Quinn Announces NYCHA Reform Plan For First 100 Days; Will Appoint New Chairman And Eliminate Repair Backlog
(August 29, 2013) – Christine Quinn today announced her plan for implementing real, lasting reform in New York City’s public housing system in her first 100 days in office. Quinn committed that she will immediately appoint a new Chairman and will begin the work needed to eliminate the repair backlog at NYCHA buildings. Quinn also committed to ending, in her first 100 hundred days, the practice of forcing NYCHA to pay for the NYPD officers necessary for ensuring the safety and security of residents.
“For far too long, NYCHA residents have been treated like second-class citizens and that will end in my first 100 days in office by replacing the board chairman, ending the repair backlog, and putting a stop to requiring the Housing Authority to pay for police protection that every other New Yorker has.” said Quinn.
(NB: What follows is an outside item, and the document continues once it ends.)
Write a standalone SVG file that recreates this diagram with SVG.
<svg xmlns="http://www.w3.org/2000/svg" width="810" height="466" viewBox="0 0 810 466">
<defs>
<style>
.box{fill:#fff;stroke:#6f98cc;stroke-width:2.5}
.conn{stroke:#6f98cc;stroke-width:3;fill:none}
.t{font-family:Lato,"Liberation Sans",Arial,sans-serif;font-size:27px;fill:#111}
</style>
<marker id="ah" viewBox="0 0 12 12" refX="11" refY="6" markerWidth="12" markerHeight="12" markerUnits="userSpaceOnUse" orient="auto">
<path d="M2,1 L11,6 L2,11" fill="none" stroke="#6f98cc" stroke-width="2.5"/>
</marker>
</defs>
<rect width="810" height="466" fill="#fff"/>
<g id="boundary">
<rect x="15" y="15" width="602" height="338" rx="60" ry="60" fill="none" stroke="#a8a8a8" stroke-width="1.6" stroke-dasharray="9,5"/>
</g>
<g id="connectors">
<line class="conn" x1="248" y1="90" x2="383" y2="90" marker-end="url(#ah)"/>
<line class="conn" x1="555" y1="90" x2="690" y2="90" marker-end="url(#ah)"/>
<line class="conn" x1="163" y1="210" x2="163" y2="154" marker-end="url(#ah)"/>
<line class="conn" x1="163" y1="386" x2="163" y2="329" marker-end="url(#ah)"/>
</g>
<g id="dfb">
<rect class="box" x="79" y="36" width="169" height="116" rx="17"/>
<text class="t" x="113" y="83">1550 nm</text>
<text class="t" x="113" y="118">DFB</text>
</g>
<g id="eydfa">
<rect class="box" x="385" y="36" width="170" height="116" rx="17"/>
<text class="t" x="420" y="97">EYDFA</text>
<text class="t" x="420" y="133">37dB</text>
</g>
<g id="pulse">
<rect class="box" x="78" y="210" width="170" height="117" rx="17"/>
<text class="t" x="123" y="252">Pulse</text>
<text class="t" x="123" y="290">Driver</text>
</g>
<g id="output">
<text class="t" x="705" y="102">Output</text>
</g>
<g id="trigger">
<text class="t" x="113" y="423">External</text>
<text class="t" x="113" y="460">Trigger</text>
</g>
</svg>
Quinn’s first step towards improving NYCHA will be to replace John Rhea and appoint a new Chair Person. Quinn announced she will hire someone who has experience managing property and will implement best practices from the private sector. The new Chair will prioritize resident engagement and will ensure NYCHA property is not given away to private developers.
During her first 100 days, Quinn also committed to working to eliminate the maintenance and repair backlog that has plagued NYCHA for years. NYCHA’s failure to conduct basic repairs has left residents with broken lights, locks, and mold problems. She also committed to prioritizing the installation of long-overdue security cameras.
In order to complete the work necessary to address the repairs on NYCHA’s backlog, Quinn will build on one of her previously successful proposals, which prioritizes NYCHA residents when hiring maintenance and skilled trade workers to conduct the necessary work.
As of August 1st, the number of open maintenance and repair work orders was 197,134. NYCHA has 178,914 apartments in 334 developments throughout New York City, serving 176,221 families.